Harris has a similar outlook, citing the possibility of conflict when the collaborations are long-distance and mostly handled through email.

“In some of those instances, there can be creative differences in the direction of the song,” he said, “as opposed to working with somebody in studio.”

Blev’s success outside of OKC has forced him to relinquish some of that collaborative input, and he hopes he can be more involved in the future. However, he’s pretty comfortable with where he’s at now.

“I need to grow into being more that way of getting into the studio with people,” he said. “But right now, there’s not anybody I want to get in the studio with besides the people I already work with.”

Both Binns and Beetyman said they prefer developing close relationships with producers.

“It’s definitely very different when you have that relationship with a producer,” Beetyman said. “They can tailor songs to you.”

Like many up-and-coming musicians, Blev, Chips and Harris all have other jobs that help fund their artistic pursuits. Chips is in sales, Blev waits tables and does solo DJ sets and Harris does photography and lays floors.

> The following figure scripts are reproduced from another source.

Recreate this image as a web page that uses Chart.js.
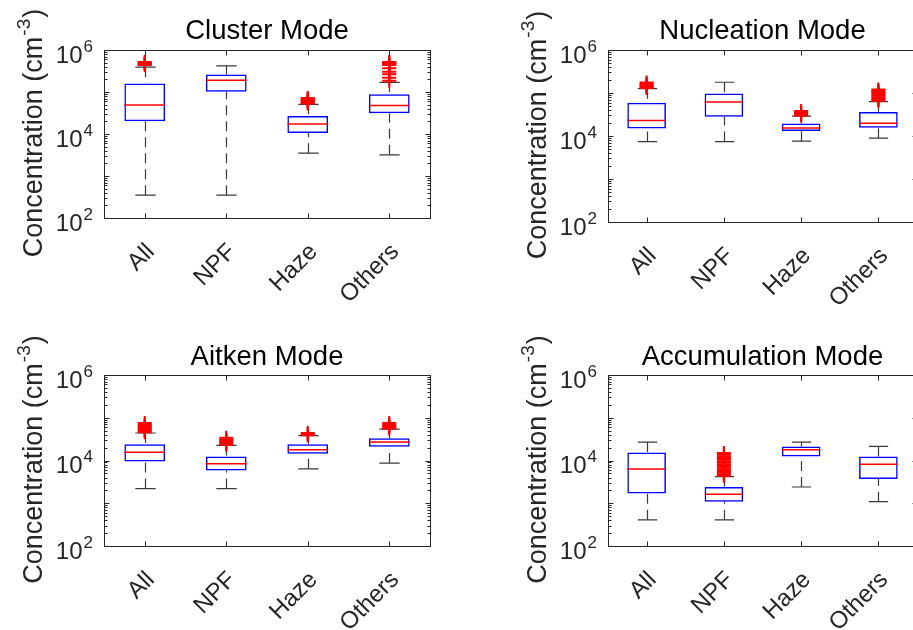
<!DOCTYPE html>
<html lang="en">
<head>
<meta charset="UTF-8">
<title>Concentration by mode</title>
<script src="https://cdn.jsdelivr.net/npm/chart.js"></script>
<style>
    html, body {
        margin: 0;
        padding: 0;
        background: #ffffff;
        width: 913px;
        height: 630px;
        overflow: hidden;
    }
    canvas {
        position: absolute;
    }
</style>
</head>
<body>

<canvas id="cluster" width="456" height="315" style="left:0;top:0"></canvas>
<canvas id="nucleation" width="470" height="315" style="left:456px;top:0"></canvas>
<canvas id="aitken" width="456" height="315" style="left:0;top:315px"></canvas>
<canvas id="accumulation" width="470" height="315" style="left:456px;top:315px"></canvas>

<script>
const categories = ['All', 'NPF', 'Haze', 'Others'];
const yTicks = [1e2, 1e4, 1e6];
const yTitle = ['Concentration (cm', '-3', ')'];   // base, superscript, closing

// Cluster mode
const clusterLow = [350, 350, 3500, 3200];
const clusterQ1 = [2.0e4, 1.02e5, 1.05e4, 3.1e4];
const clusterMed = [4.9e4, 1.9e5, 1.73e4, 4.8e4];
const clusterQ3 = [1.6e5, 2.6e5, 2.7e4, 8.9e4];
const clusterHigh = [3.9e5, 4.2e5, 5.1e4, 1.7e5];
const clusterOut = [
    [4.4e5, 4.6e5, 4.8e5, 5.0e5, 5.2e5],
    [],
    [5.3e4, 5.6e4, 5.9e4, 6.2e4, 6.5e4, 6.9e4, 7.2e4],
    [1.86e5, 2.19e5, 2.64e5, 3.04e5, 3.66e5, 4.4e5, 4.6e5, 4.8e5, 5.0e5, 5.2e5]
];

// Nucleation mode
const nucleationLow = [7.4e3, 7.4e3, 7.6e3, 8.9e3];
const nucleationQ1 = [1.5e4, 2.8e4, 1.31e4, 1.56e4];
const nucleationMed = [2.3e4, 6.2e4, 1.53e4, 1.97e4];
const nucleationQ3 = [5.9e4, 9.7e4, 1.94e4, 3.6e4];
const nucleationHigh = [1.26e5, 1.78e5, 2.9e4, 6.3e4];
const nucleationOut = [
    [1.3e5, 1.38e5, 1.46e5, 1.55e5, 1.65e5, 1.75e5],
    [],
    [3.0e4, 3.2e4, 3.4e4, 3.6e4, 3.8e4],
    [6.6e4, 7.0e4, 7.5e4, 8.0e4, 8.6e4, 9.2e4, 9.9e4, 1.06e5, 1.13e5, 1.2e5]
];

// Aitken mode
const aitkenLow = [2.2e3, 2.2e3, 6.4e3, 8.7e3];
const aitkenQ1 = [9.5e3, 5.8e3, 1.43e4, 2.1e4];
const aitkenMed = [1.57e4, 8.4e3, 1.78e4, 2.7e4];
const aitkenQ3 = [2.4e4, 1.24e4, 2.4e4, 3.3e4];
const aitkenHigh = [4.4e4, 2.25e4, 3.8e4, 5.4e4];
const aitkenOut = [
    [4.6e4, 4.9e4, 5.2e4, 5.6e4, 6.0e4, 6.4e4, 6.9e4, 7.5e4],
    [2.35e4, 2.5e4, 2.7e4, 2.9e4, 3.1e4, 3.4e4],
    [3.9e4, 4.1e4, 4.4e4],
    [5.6e4, 6.0e4, 6.4e4, 6.9e4, 7.5e4]
];

// Accumulation mode
const accumulationLow = [410, 410, 2.4e3, 1.09e3];
const accumulationQ1 = [1.7e3, 1.09e3, 1.24e4, 3.7e3];
const accumulationMed = [6.3e3, 1.62e3, 1.78e4, 8.2e3];
const accumulationQ3 = [1.54e4, 2.4e3, 2.13e4, 1.24e4];
const accumulationHigh = [2.7e4, 4.2e3, 2.7e4, 2.13e4];
const accumulationOut = [
    [],
    [4.4e3, 4.8e3, 5.2e3, 5.7e3, 6.2e3, 6.8e3, 7.4e3, 8.1e3, 8.8e3, 9.6e3, 1.05e4, 1.15e4, 1.26e4, 1.38e4, 1.5e4],
    [],
    []
];

const FONT = '"Liberation Sans", Arial, Helvetica, sans-serif';
const AXIS_COLOR = '#262626';

// whiskers under the boxes; medians, frame, log tick labels and y title on top
const boxExtras = {
    id: 'boxExtras',
    beforeDatasetsDraw(chart, args, opts) {
        const { ctx, scales: { x, y } } = chart;
        const step = x.width / categories.length;
        ctx.save();
        ctx.strokeStyle = '#3a3a3a';
        ctx.lineWidth = 1.2;
        opts.low.forEach((lo, i) => {
            const cx = Math.round(x.getPixelForValue(i)) + 0.5;
            const yHigh = y.getPixelForValue(opts.high[i]);
            const yLow = y.getPixelForValue(lo);
            ctx.setLineDash([10, 6]);
            ctx.beginPath();
            ctx.moveTo(cx, yHigh);
            ctx.lineTo(cx, y.getPixelForValue(opts.q3[i]));
            ctx.moveTo(cx, yLow);
            ctx.lineTo(cx, y.getPixelForValue(opts.q1[i]));
            ctx.stroke();
            ctx.setLineDash([]);
            ctx.beginPath();
            ctx.moveTo(cx - step * 0.125, yHigh);
            ctx.lineTo(cx + step * 0.125, yHigh);
            ctx.moveTo(cx - step * 0.125, yLow);
            ctx.lineTo(cx + step * 0.125, yLow);
            ctx.stroke();
        });
        ctx.restore();
    },
    afterDatasetsDraw(chart, args, opts) {
        const { ctx, chartArea: a, scales: { x, y } } = chart;
        const step = x.width / categories.length;
        ctx.save();
        ctx.strokeStyle = '#ff0000';
        ctx.lineWidth = 1.5;
        opts.med.forEach((m, i) => {
            const cx = x.getPixelForValue(i);
            const my = y.getPixelForValue(m);
            ctx.beginPath();
            ctx.moveTo(cx - step * 0.25, my);
            ctx.lineTo(cx + step * 0.25, my);
            ctx.stroke();
        });

        // axes box
        ctx.strokeStyle = AXIS_COLOR;
        ctx.lineWidth = 1;
        const L = Math.round(a.left) + 0.5, R = Math.round(a.right) + 0.5;
        const T = Math.round(a.top) + 0.5, B = Math.round(a.bottom) + 0.5;
        ctx.strokeRect(L, T, R - L, B - T);

        // inward ticks, log minor ticks too
        ctx.beginPath();
        for (let d = 2; d <= 6; d++) {
            for (let k = 1; k <= 9; k++) {
                if (d === 6 && k > 1) break;
                const ty = Math.round(y.getPixelForValue(k * Math.pow(10, d))) + 0.5;
                const len = k === 1 ? 5 : 3;
                ctx.moveTo(L, ty); ctx.lineTo(L + len, ty);
                ctx.moveTo(R, ty); ctx.lineTo(R - len, ty);
            }
        }
        categories.forEach((c, i) => {
            const tx = Math.round(x.getPixelForValue(i)) + 0.5;
            ctx.moveTo(tx, B); ctx.lineTo(tx, B - 5);
            ctx.moveTo(tx, T); ctx.lineTo(tx, T + 5);
        });
        ctx.stroke();

        // y tick labels as 10 with a raised exponent
        ctx.fillStyle = AXIS_COLOR;
        ctx.textAlign = 'right';
        ctx.textBaseline = 'alphabetic';
        yTicks.forEach(v => {
            const ty = y.getPixelForValue(v);
            const exp = String(Math.round(Math.log10(v)));
            ctx.font = '17px ' + FONT;
            const ew = ctx.measureText(exp).width;
            ctx.fillText(exp, a.left - 11, ty + 1.5);
            ctx.font = '24px ' + FONT;
            ctx.fillText('10', a.left - 12 - ew, ty + 12.5);
        });

        // y axis title, rotated, with superscript
        ctx.save();
        ctx.translate(a.left - 62, (a.top + a.bottom) / 2);
        ctx.rotate(-Math.PI / 2);
        ctx.textAlign = 'left';
        ctx.font = '27px ' + FONT;
        const w0 = ctx.measureText(yTitle[0]).width;
        const w2 = ctx.measureText(yTitle[2]).width;
        ctx.font = '19px ' + FONT;
        const w1 = ctx.measureText(yTitle[1]).width;
        let sx = -(w0 + w1 + w2) / 2;
        ctx.font = '27px ' + FONT;
        ctx.fillText(yTitle[0], sx, 0);
        ctx.font = '19px ' + FONT;
        ctx.fillText(yTitle[1], sx + w0 + 1, -12);
        ctx.font = '27px ' + FONT;
        ctx.fillText(yTitle[2], sx + w0 + w1 + 2, 0);
        ctx.restore();

        ctx.restore();
    }
};

function makePanel(id, title, low, q1, med, q3, high, out, box) {
    const ctx = document.getElementById(id).getContext('2d');
    const points = [];
    out.forEach((vals, i) => vals.forEach(v => points.push({ x: categories[i], y: v })));

    return new Chart(ctx, {
        type: 'bar',
        data: {
            labels: categories,
            datasets: [{
                type: 'bar',
                data: q1.map((v, i) => [v, q3[i]]),
                backgroundColor: 'rgba(0,0,0,0)',
                borderColor: '#0000ff',
                borderWidth: 1.5,
                borderSkipped: false,
                barPercentage: 0.5,
                categoryPercentage: 1,
                order: 2
            }, {
                type: 'line',
                data: points,
                showLine: false,
                pointStyle: 'cross',
                pointRadius: 7,
                pointBorderWidth: 2,
                pointBorderColor: '#ff0000',
                pointBackgroundColor: '#ff0000',
                order: 1
            }]
        },
        options: {
            responsive: false,
            animation: false,
            events: [],
            layout: { padding: { left: 0, right: box.padRight, top: 0, bottom: 0 } },
            plugins: {
                legend: { display: false },
                tooltip: { enabled: false },
                title: {
                    display: true,
                    text: title,
                    fullSize: false,
                    color: '#000000',
                    font: { family: FONT, size: 27.5, weight: 'normal' },
                    padding: { top: box.titleTop, bottom: box.titleBottom }
                },
                boxExtras: { low, med, q1, q3, high }
            },
            scales: {
                x: {
                    type: 'category',
                    offset: true,
                    grid: { display: false, drawTicks: false },
                    border: { display: false },
                    ticks: {
                        minRotation: 45,
                        maxRotation: 45,
                        padding: 20,
                        labelOffset: 6,
                        color: AXIS_COLOR,
                        font: { family: FONT, size: 24 }
                    },
                    afterFit: s => {
                        s.height = box.xHeight;
                        s.paddingLeft = 0;
                        s.paddingRight = 0;
                    }
                },
                y: {
                    type: 'logarithmic',
                    min: 1e2,
                    max: 1e6,
                    grid: { display: false, drawTicks: false },
                    border: { display: false },
                    ticks: { display: false },
                    afterFit: s => { s.width = box.yWidth; }
                }
            }
        },
        plugins: [boxExtras]
    });
}

makePanel('cluster', 'Cluster Mode', clusterLow, clusterQ1, clusterMed, clusterQ3, clusterHigh, clusterOut,
    { padRight: 26, yWidth: 104, xHeight: 97, titleTop: 15, titleBottom: 2 });
makePanel('nucleation', 'Nucleation Mode', nucleationLow, nucleationQ1, nucleationMed, nucleationQ3, nucleationHigh, nucleationOut,
    { padRight: 7, yWidth: 152, xHeight: 93, titleTop: 15, titleBottom: 2 });
makePanel('aitken', 'Aitken Mode', aitkenLow, aitkenQ1, aitkenMed, aitkenQ3, aitkenHigh, aitkenOut,
    { padRight: 26, yWidth: 104, xHeight: 84, titleTop: 26, titleBottom: 1 });
makePanel('accumulation', 'Accumulation Mode', accumulationLow, accumulationQ1, accumulationMed, accumulationQ3, accumulationHigh, accumulationOut,
    { padRight: 7, yWidth: 152, xHeight: 84, titleTop: 26, titleBottom: 1 });
</script>

</body>
</html>
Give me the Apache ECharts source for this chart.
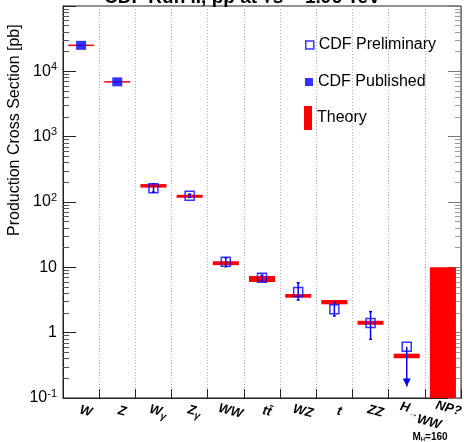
<!DOCTYPE html>
<html>
<head>
<meta charset="utf-8">
<script src="https://cdn.jsdelivr.net/npm/echarts@6/dist/echarts.min.js"></script>
<style>
  html, body { margin: 0; padding: 0; background: #fff; }
  #chart { width: 464px; height: 442px; }
</style>
</head>
<body>
<div id="chart"></div>
<script>
const categories = ['W', 'Z', 'W{sub|γ}', 'Z{sub|γ}', 'WW', 'tt̄', 'WZ', 't', 'ZZ', '{h|H}{arr|→}{low|WW}', '{np|NP?}']
const published = [25000, 6900, null, null, null, null, null, null, null, null, null]
const preliminary = [null, null, 162, 125, 12.2, 6.9, 4.2, 2.28, 1.4, 0.61, null]
const errLow = [null, null, 142, 118, 10.2, 6.3, 3.16, 1.8, 0.79, 0.15, null]
const errHigh = [null, null, 190, 132, 14.0, 7.6, 5.8, 2.9, 2.1, null, null]
const upperLimit = [false, false, false, false, false, false, false, false, false, true, false]
const theoryLow = [25000, 6900, 166, 116, 10.8, 5.96, 3.43, 2.72, 1.32, 0.406, 0.1]
const theoryHigh = [25000, 6900, 188, 129, 12.4, 7.36, 3.9, 3.16, 1.52, 0.478, 10]
const yTickLabels = ['10{sup|-1}', '1', '10', '10{sup|2}', '10{sup|3}', '10{sup|4}', '']

const FONT = 'Liberation Sans, Arial, sans-serif'
const BLUE = '#0000ff'
const RED = '#ff0000'

const chart = echarts.init(document.getElementById('chart'), null, { renderer: 'canvas' })

const theoryData = categories.map((c, i) => [i, theoryLow[i], theoryHigh[i]])
const errData = categories.map((c, i) => [i, errLow[i], errHigh[i] == null ? preliminary[i] : errHigh[i], upperLimit[i] ? 1 : 0])
  .filter(d => d[1] != null)

const logAxis = {
  type: 'log',
  logBase: 10,
  min: 0.1,
  max: 100000,
  splitNumber: 6,
  axisLine: { show: true, lineStyle: { color: '#222', width: 1 } },
  axisTick: { show: true, inside: true, length: 13, lineStyle: { color: '#222' } },
  minorTick: { show: true, splitNumber: 9, length: 6, lineStyle: { color: '#555' } },
  splitLine: { show: false },
  minorSplitLine: { show: false },
}

const legendText = { fontFamily: FONT, fontSize: 16, color: '#000', lineHeight: 16 }

chart.setOption({
  backgroundColor: '#fff',
  animation: false,
  title: {
    text: 'CDF Run II, pp̄ at √s = 1.96 TeV',
    left: 104,
    top: -12,
    padding: 0,
    textStyle: { fontFamily: FONT, fontSize: 19, fontWeight: 'bold', color: '#000', lineHeight: 19 },
  },
  grid: {
    left: 63, right: 3, top: 6, bottom: 44,
    containLabel: false,
    outerBoundsMode: 'none',
    show: true, borderColor: '#222', borderWidth: 1, backgroundColor: 'transparent',
  },
  legend: [
    {
      data: [{ name: 'CDF Preliminary', icon: 'rect', itemStyle: { color: '#fff', borderColor: BLUE, borderWidth: 1.5 } }],
      left: 305, top: 37, padding: 0, itemWidth: 8, itemHeight: 8, selectedMode: false, textStyle: legendText,
    },
    {
      data: [{ name: 'CDF Published', icon: 'rect', itemStyle: { color: BLUE } }],
      left: 305, top: 74, padding: 0, itemWidth: 8, itemHeight: 8, selectedMode: false, textStyle: legendText,
    },
    {
      data: [{ name: 'Theory', icon: 'rect', itemStyle: { color: RED } }],
      left: 304, top: 106, padding: 0, itemWidth: 8, itemHeight: 24, selectedMode: false, textStyle: legendText,
    },
  ],
  xAxis: {
    type: 'category',
    data: categories,
    boundaryGap: true,
    axisLine: { lineStyle: { color: '#222', width: 1 } },
    axisTick: { show: true, inside: true, length: 9, lineStyle: { color: '#222' } },
    splitLine: { show: true, lineStyle: { color: '#aaa', type: [1, 2], width: 1 } },
    axisLabel: {
      interval: 0,
      rotate: -15,
      align: 'center',
      verticalAlign: 'middle',
      margin: 12,
      padding: [0, 0, 0, 10],
      hideOverlap: false,
      fontFamily: FONT,
      fontSize: 13,
      fontStyle: 'italic',
      fontWeight: 'bold',
      color: '#000',
      rich: {
        sub: { fontFamily: FONT, fontSize: 10, fontStyle: 'italic', padding: [8, 0, 0, 0] },
        h: { fontFamily: FONT, fontSize: 13, fontStyle: 'italic', padding: [0, 0, 4, 20] },
        arr: { fontFamily: FONT, fontSize: 10, fontStyle: 'italic', padding: [4, 0, 0, 0] },
        low: { fontFamily: FONT, fontSize: 13, fontStyle: 'italic', fontWeight: 'bold', padding: [12, 0, 0, 0] },
        np: { fontFamily: FONT, fontSize: 13, fontStyle: 'italic', fontWeight: 'bold', padding: [0, 0, 6, 0] },
      },
    },
  },
  yAxis: [
    Object.assign({}, logAxis, {
      axisLabel: {
        margin: 6,
        fontFamily: FONT,
        fontSize: 16,
        color: '#000',
        formatter: v => yTickLabels[Math.round(Math.log10(v)) + 1] || '',
        rich: {
          sup: { fontFamily: FONT, fontSize: 11, color: '#000', padding: [0, 0, 9, 0] },
        },
      },
    }),
    Object.assign({}, logAxis, {
      position: 'right',
      axisLine: { show: true, lineStyle: { color: '#777', width: 1 } },
      axisTick: { show: true, inside: true, length: 13, lineStyle: { color: '#777' } },
      minorTick: { show: true, splitNumber: 9, length: 6, lineStyle: { color: '#999' } },
      axisLabel: { show: false },
    }),
  ],
  graphic: [
    {
      type: 'text',
      x: 15,
      y: 236,
      rotation: Math.PI / 2,
      style: {
        text: 'Production Cross Section [pb]',
        font: '16px ' + FONT,
        fill: '#000',
        align: 'left',
        verticalAlign: 'middle',
      },
    },
    {
      type: 'text',
      x: 430,
      y: 437,
      style: {
        text: '{b|M}{s|H}{b|=160}',
        align: 'center',
        verticalAlign: 'middle',
        rich: {
          b: { font: 'bold 10px ' + FONT, fill: '#000' },
          s: { font: 'bold 6px ' + FONT, fill: '#000', padding: [4, 0, 0, 0] },
        },
      },
    },
  ],
  series: [
    {
      name: 'Theory',
      type: 'custom',
      z: 2,
      itemStyle: { color: RED },
      data: theoryData,
      renderItem: (params, api) => {
        const top = api.coord([api.value(0), api.value(2)])
        const bot = api.coord([api.value(0), api.value(1)])
        const w = api.size([1, 1])[0] * 0.72
        let h = bot[1] - top[1]
        let y = top[1]
        if (h < 1.5) { y -= (1.5 - h) / 2; h = 1.5 }
        return { type: 'rect', shape: { x: top[0] - w / 2, y, width: w, height: h }, style: { fill: RED } }
      },
    },
    {
      name: 'errors',
      type: 'custom',
      z: 3,
      data: errData,
      renderItem: (params, api) => {
        const lo = api.coord([api.value(0), api.value(1)])
        const hi = api.coord([api.value(0), api.value(2)])
        const style = { stroke: BLUE, lineWidth: 1.5, fill: null }
        const children = [{ type: 'line', shape: { x1: lo[0], y1: lo[1], x2: hi[0], y2: hi[1] }, style }]
        if (api.value(3) === 1) {
          children.push({ type: 'polygon', shape: { points: [[lo[0] - 4, lo[1] - 8], [lo[0] + 4, lo[1] - 8], [lo[0], lo[1]]] }, style: { fill: BLUE } })
        } else {
          children.push({ type: 'line', shape: { x1: lo[0] - 1.5, y1: lo[1], x2: lo[0] + 1.5, y2: lo[1] }, style })
          children.push({ type: 'line', shape: { x1: hi[0] - 1.5, y1: hi[1], x2: hi[0] + 1.5, y2: hi[1] }, style })
        }
        return { type: 'group', children }
      },
    },
    {
      name: 'CDF Preliminary',
      type: 'scatter',
      z: 4,
      symbol: 'rect',
      symbolSize: 9,
      itemStyle: { color: 'rgba(0,0,0,0)', borderColor: BLUE, borderWidth: 1.5 },
      data: preliminary,
    },
    {
      name: 'CDF Published',
      type: 'scatter',
      z: 4,
      symbol: 'rect',
      symbolSize: [10, 9],
      itemStyle: { color: BLUE },
      data: published,
    },
  ],
})
</script>
</body>
</html>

Each has entertained the idea of doing music full-time, and they are all certainly open to the possibility.

“I’m not really worried about it,” Blev said. “I think I have enough talent and I’m very diverse, so I can do pretty much anything that will help me in the long run.”

Harris probably had the most interesting and uplifting outlook on “making it” as a producer.

“If you’re content and you’re happy, and your bills are paid, and you do what you love,” he said, “then I think you have far beyond made it.”

By that standard, it seems that Blev, Harris and Chips have all made it, but time will tell what the future holds for these talented but sometimes underappreciated instrumental architects.